U.S. District Judge Jeremy Fogel in San Jose had ordered a temporary halt to executions in California after finding the state's lethal injection procedures were unconstitutional. A decision by Fogel on whether a new execution protocol by the state meets constitutional requirements is pending.

A hearing in the case has been set for June, but Gillette said it may be moved up as a result of today's high court ruling. The state plans to ask Fogel to lift his court order and permit executions to resume.

Even if Fogel rules quickly for the state, another legal challenge pending in a California appellate court will prevent the state from executing inmates immediately. Gillette said the state would press for a quick resolution in that case, which was unaffected by the Supreme Court decision.
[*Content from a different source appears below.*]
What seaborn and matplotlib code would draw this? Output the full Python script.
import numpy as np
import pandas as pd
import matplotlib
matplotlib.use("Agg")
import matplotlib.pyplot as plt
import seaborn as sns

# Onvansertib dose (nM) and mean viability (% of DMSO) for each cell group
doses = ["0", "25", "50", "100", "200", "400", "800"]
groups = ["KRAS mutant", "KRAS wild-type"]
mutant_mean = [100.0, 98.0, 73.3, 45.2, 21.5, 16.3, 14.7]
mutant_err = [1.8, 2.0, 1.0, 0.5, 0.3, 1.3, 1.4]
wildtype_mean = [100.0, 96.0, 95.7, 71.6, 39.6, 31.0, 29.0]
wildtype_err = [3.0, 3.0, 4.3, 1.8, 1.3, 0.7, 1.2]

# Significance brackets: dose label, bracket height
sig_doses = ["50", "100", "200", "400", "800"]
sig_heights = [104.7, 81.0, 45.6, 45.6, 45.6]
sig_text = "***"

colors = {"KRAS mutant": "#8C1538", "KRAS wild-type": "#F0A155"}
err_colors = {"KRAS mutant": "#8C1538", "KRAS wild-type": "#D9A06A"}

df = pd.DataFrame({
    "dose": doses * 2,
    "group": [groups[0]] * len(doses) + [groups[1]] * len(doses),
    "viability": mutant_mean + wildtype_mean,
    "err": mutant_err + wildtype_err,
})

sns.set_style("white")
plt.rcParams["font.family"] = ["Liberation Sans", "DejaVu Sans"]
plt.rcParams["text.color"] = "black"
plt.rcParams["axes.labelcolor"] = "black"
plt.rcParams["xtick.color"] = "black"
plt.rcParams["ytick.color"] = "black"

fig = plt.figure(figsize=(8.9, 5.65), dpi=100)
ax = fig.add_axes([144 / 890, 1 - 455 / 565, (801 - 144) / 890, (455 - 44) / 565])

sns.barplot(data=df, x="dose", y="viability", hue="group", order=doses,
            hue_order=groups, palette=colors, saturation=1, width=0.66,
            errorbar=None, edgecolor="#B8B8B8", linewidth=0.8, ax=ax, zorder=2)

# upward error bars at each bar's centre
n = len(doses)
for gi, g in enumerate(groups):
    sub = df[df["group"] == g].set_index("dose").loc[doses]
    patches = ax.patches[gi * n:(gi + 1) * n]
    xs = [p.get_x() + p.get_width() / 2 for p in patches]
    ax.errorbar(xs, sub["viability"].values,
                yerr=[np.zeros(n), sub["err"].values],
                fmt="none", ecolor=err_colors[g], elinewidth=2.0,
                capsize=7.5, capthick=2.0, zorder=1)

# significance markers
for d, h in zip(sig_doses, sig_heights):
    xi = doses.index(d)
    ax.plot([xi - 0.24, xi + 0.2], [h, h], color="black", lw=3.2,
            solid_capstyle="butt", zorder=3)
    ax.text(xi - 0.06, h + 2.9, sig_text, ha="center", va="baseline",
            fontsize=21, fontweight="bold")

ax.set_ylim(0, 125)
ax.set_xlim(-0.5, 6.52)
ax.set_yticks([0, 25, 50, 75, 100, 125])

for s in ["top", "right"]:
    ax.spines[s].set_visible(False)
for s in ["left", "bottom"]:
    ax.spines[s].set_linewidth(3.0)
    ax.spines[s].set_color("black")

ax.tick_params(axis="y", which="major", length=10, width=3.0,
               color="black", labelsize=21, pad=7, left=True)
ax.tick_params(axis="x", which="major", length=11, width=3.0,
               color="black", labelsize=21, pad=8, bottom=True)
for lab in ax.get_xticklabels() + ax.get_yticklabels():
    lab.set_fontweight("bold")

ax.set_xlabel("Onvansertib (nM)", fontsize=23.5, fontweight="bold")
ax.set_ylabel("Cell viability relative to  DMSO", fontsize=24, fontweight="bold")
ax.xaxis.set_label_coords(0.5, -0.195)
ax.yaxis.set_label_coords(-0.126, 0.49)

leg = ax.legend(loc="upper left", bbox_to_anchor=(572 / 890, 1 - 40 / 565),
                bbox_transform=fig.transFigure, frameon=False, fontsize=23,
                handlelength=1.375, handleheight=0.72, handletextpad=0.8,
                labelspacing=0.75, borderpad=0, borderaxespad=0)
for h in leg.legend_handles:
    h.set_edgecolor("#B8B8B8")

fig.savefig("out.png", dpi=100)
Resuming executions this year "means a lot of things falling our way, but I think that is entirely possible," Gillette said.

He said there are five inmates who have exhausted their appeals and could be executed once the litigation is settled.
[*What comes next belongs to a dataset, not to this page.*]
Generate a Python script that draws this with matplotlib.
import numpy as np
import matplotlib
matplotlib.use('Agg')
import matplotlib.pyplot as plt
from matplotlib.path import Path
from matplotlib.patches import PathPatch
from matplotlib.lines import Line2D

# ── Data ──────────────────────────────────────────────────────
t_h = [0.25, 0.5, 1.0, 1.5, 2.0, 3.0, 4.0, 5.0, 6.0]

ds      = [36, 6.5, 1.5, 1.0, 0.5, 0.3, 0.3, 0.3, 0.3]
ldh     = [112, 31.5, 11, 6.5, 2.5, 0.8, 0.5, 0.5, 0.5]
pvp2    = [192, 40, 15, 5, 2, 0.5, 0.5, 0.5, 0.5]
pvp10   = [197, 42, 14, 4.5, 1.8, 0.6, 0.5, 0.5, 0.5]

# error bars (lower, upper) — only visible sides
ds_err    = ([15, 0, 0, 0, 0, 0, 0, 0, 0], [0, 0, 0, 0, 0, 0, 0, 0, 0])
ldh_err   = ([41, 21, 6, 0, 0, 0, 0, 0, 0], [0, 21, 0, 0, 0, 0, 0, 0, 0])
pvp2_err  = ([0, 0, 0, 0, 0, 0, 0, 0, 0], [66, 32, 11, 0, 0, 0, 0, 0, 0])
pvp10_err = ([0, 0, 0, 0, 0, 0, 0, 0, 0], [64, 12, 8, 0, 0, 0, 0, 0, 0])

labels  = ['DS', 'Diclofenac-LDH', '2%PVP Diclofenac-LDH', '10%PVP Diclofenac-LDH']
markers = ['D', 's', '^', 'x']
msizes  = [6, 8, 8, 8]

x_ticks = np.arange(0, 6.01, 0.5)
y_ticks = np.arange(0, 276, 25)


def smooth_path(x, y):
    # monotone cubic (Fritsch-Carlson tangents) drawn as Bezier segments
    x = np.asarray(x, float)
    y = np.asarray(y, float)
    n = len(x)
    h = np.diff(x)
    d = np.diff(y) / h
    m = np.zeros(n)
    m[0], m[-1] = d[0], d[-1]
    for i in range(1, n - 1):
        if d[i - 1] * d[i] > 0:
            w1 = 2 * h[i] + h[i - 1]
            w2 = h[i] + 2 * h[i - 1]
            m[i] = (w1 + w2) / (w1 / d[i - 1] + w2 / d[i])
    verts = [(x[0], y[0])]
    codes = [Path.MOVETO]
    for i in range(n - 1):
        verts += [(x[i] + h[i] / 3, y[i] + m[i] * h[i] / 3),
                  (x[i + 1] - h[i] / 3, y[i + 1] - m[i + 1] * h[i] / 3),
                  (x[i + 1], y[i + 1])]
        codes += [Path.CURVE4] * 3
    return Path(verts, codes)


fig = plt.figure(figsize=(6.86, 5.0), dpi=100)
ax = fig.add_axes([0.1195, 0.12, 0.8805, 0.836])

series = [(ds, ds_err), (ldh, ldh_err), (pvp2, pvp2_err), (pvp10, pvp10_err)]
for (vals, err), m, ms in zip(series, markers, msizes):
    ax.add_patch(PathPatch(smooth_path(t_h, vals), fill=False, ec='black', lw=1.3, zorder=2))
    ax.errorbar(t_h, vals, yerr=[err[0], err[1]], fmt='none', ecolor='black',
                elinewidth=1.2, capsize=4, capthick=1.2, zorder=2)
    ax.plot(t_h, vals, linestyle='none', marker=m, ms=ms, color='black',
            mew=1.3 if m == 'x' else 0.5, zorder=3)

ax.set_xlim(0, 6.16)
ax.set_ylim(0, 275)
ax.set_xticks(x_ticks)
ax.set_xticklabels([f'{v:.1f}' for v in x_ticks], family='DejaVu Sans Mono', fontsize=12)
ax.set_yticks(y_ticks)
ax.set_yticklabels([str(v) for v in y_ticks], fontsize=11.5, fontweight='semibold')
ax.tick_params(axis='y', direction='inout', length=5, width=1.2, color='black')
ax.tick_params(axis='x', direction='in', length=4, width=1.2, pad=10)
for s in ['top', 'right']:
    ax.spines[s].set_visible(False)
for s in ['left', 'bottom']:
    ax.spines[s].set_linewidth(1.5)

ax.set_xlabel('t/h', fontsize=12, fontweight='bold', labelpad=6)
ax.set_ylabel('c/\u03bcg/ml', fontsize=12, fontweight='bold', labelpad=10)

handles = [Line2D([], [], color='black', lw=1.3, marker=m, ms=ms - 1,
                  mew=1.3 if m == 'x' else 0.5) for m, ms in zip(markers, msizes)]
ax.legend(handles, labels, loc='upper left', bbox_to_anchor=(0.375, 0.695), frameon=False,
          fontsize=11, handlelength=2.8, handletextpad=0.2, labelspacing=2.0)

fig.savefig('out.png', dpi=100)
Gov. Arnold Schwarzenegger said the high court's ruling supports the state's case to resume executions.

"I will continue to defend the death penalty and the will of the people, and I am confident that California's lethal injection protocol will be upheld," Schwarzenegger said.

California's last execution was of Clarence Allen in January 2006. A month later, state officials -- in a dramatic 11th-hour turnaround -- called off the execution of Michael Morales, who had challenged the constitutionality of lethal injection as cruel and unusual punishment.

Fogel ruled in December 2006 that the state's procedures ran an unacceptable risk of inflicting unnecessarily painful deaths, but said they could be fixed. Five months later, corrections officials, largely behind closed doors, issued a new blueprint for executions, saying the changes would "result in the dignified end of life" for condemned inmates. Morales' lawyers said aspects of the overhaul were worse than the old procedures.

State officials last year began building a larger, better illuminated death chamber designed for lethal injection executions. Gillette said construction has been completed.

The old facility, built in 1937 as the state's gas chamber, was criticized as dimly lit and crowded, relegating executioners outside the death room and making it difficult for them to properly monitor possible problems with the intravenous drug injections.